In the interview, which was published in full on Thursday, the Pope discussed the vocations crisis that is affecting the Church across the world. He told the German publication that the shortage of priests in Switzerland had created a situation where some parishes are in the charge of female “community leaders”.

He said the shortage of priests was “a problem that the Church must resolve” and that “a Church without the Eucharist doesn’t have strength – the Church makes the Eucharist, but the Eucharist also makes the Church”.

The first response, he said, must be to pray. “The Lord told us to pray; prayer is missing,” he said. After that, the response should include a greater focus on “working with young people who are seeking ordination”. The Pope then said: “For vocations, there is also another problem, the problem of the birth rate. If there are no young men there can be no priests.”

In relation to relaxing the rule on priestly celibacy, Francis said: “Optional celibacy is discussed, above all where priests are needed – but optional celibacy is not the solution.”

However, his interviewer then asked His Holiness if the duties of married men of proven faith, known as viri probati in Latin, who are already serving as deacons, could be expanded into the priesthood. Francis replied: “We must think, yes, viri probati are a possibility. But then we must also consider what tasks they could perform, for example in isolated communities.”

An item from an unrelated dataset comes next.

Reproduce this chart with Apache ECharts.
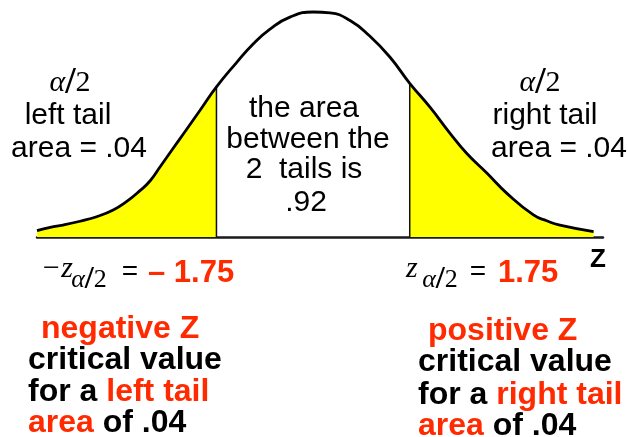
<!DOCTYPE html>
<html><head><meta charset="utf-8">
<script src="https://cdn.jsdelivr.net/npm/echarts@6/dist/echarts.min.js"></script>
<style>html,body{margin:0;padding:0;background:#fff}#c{width:628px;height:437px}</style>
</head><body><div id="c"></div>
<script>
// z position (standard units) and relative curve height
const zValues = [-5.0,-4.76,-4.53,-4.22,-3.92,-3.62,-3.38,-3.14,-2.95,-2.77,-2.54,-2.35,-2.05,-1.75,-1.39,-1.09,-0.78,-0.42,0,0.31,0.67,1.03,1.39,1.75,2.12,2.48,2.78,3.15,3.51,3.99,4.23,4.47,5.08];
const heights = [0.028,0.043,0.053,0.070,0.090,0.120,0.157,0.205,0.250,0.312,0.392,0.458,0.562,0.667,0.774,0.857,0.924,0.977,1.0,0.996,0.962,0.892,0.800,0.683,0.576,0.461,0.372,0.283,0.194,0.098,0.072,0.053,0.024];
const criticalValues = [-1.75, 1.75];
const tailArea = '.04';
const middleArea = '.92';

const RED = '#ff2a00';
const curve = zValues.map((z, i) => [z, heights[i]]);
const leftTail = curve.filter(p => p[0] <= criticalValues[0]);
const rightTail = curve.filter(p => p[0] >= criticalValues[1]);
const hAt = z => curve.find(p => p[0] === z)[1];

const chart = echarts.init(document.getElementById('c'), null, {renderer: 'canvas'});
const SANS = 'Liberation Sans, Arial, sans-serif';
const SERIF = 'Liberation Serif, Times New Roman, serif';
function t(x, y, text, opts) {
  return {type: 'text', z: 100, style: Object.assign({x: x, y: y, text: text, fill: '#000', font: '30px ' + SANS, align: 'center', verticalAlign: 'middle'}, opts || {})};
}
const richBase = {
  k: {fontFamily: SANS, fontWeight: 'bold', fontSize: 32, fill: '#000'},
  r: {fontFamily: SANS, fontWeight: 'bold', fontSize: 32, fill: RED}
};
function rt(x, y, text) {
  return {type: 'text', z: 100, style: {x: x, y: y, text: text, align: 'left', verticalAlign: 'middle', rich: richBase, font: 'bold 32px ' + SANS, fill: '#000'}};
}
function alpha2(x, y, size) {
  return {type: 'text', z: 100, style: {x: x, y: y, align: 'center', verticalAlign: 'middle',
    text: '{a|α}{s|/}{b|2}',
    rich: {
      a: {fontFamily: SERIF, fontStyle: 'italic', fontSize: size, fill: '#000'},
      s: {fontFamily: SERIF, fontWeight: 'bold', fontSize: size * 1.25, fill: '#000'},
      b: {fontFamily: SERIF, fontSize: size, fill: '#000'}
    }}};
}

chart.setOption({
  animation: false,
  grid: {left: 37, right: 25, top: 12, bottom: 200},
  xAxis: {type: 'value', min: -5.0, max: 5.25, axisLine: {onZero: true, lineStyle: {color: '#1a1a1a', width: 2.5}},
    axisTick: {show: false}, axisLabel: {show: false}, splitLine: {show: false}},
  yAxis: {type: 'value', min: 0, max: 1, show: false, splitLine: {show: false}},
  series: [
    {type: 'line', data: leftTail, smooth: 0.5, symbol: 'none', clip: false, lineStyle: {width: 0}, areaStyle: {color: '#ffff00', opacity: 1}, z: 1},
    {type: 'line', data: rightTail, smooth: 0.5, symbol: 'none', clip: false, lineStyle: {width: 0}, areaStyle: {color: '#ffff00', opacity: 1}, z: 1},
    {type: 'line', data: [[criticalValues[0], 0], [criticalValues[0], hAt(criticalValues[0])]], symbol: 'none', lineStyle: {color: '#111', width: 1.5}, z: 2},
    {type: 'line', data: [[criticalValues[1], 0], [criticalValues[1], hAt(criticalValues[1])]], symbol: 'none', lineStyle: {color: '#111', width: 1.5}, z: 2},
    {type: 'line', data: curve, smooth: 0.5, symbol: 'none', clip: false, lineStyle: {color: '#000', width: 2.8}, z: 3}
  ],
  graphic: [
    alpha2(70, 83, 30),
    t(68, 116, 'left tail'),
    t(79, 149, 'area = ' + tailArea),
    alpha2(540, 83, 30),
    t(545, 116, 'right tail'),
    t(559, 149, 'area = ' + tailArea),
    t(304, 109, 'the area'),
    t(308, 140, 'between the'),
    t(304, 170, '2  tails is'),
    t(306, 203, middleArea),
    // left critical value
    t(41, 269, '−z', {font: 'italic 30px ' + SERIF, align: 'left'}),
    alpha2(89, 280, 26),
    t(130, 272, '=', {font: '28px ' + SANS}),
    t(148, 273, '– ' + Math.abs(criticalValues[0]).toFixed(2), {font: 'bold 31px ' + SANS, fill: RED, align: 'left'}),
    // right critical value
    t(406, 269, 'z', {font: 'italic 30px ' + SERIF, align: 'left'}),
    alpha2(440, 280, 26),
    t(478, 272, '=', {font: '28px ' + SANS}),
    t(498, 273, criticalValues[1].toFixed(2), {font: 'bold 31px ' + SANS, fill: RED, align: 'left'}),
    t(598, 260, 'Z', {font: 'bold 26px ' + SANS}),
    // bottom explanations
    rt(41, 329, '{r|negative Z}'),
    rt(28, 360, '{k|critical value}'),
    rt(28, 392, '{k|for a }{r|left tail}'),
    rt(28, 423, '{r|area}{k| of .04}'),
    rt(428, 331, '{r|positive Z}'),
    rt(418, 362, '{k|critical value}'),
    rt(418, 395, '{k|for a }{r|right tail}'),
    rt(418, 426, '{r|area}{k| of .04}')
  ]
});
</script></body></html>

This last remark is seen by some as a willingness by Pope Francis to allow discussion about the ordination of married men as priests. In the interview, the Pope said the vocations crisis needed to be faced “fearlessly” in the Church. “Fears close doors; freedom opens them,” he said.

The Pope was asked about where he might make apostolic visits in the near future – he ruled out a trip to Russia, because that would mean he would also have to visit Ukraine – and he also said that his hoped-for visit to South Sudan would most likely not go ahead. But he did say that he plans to visit India, Bangladesh and Colombia, as well as Fatima in Portugal.

In a very personal revelation, the Pope talked in the interview about his own crises of faith. “I too know moments of emptiness, spiritual dark moments, when I have said ‘Lord, I don’t understand this’,” he said. “One cannot grow without crises. In human life the same thing happens: the crisis of a child who becomes an adult. And faith is the same.

“Faith is a gift. One cannot recover one’s faith on one’s own, but must ask it from God. I ask and He responds – sooner or later! But at times, in a crisis, you have to wait.”

The article was headlined with a quote from the interview, where Pope Francis said: “Ich bin Sünder und bin fehlbar” – “I am a sinner and am fallible.”

He also revealed a little of his own prayer life: “One of the things I pray for each day, with the prayer of St Thomas More, I ask for a sense of humour!”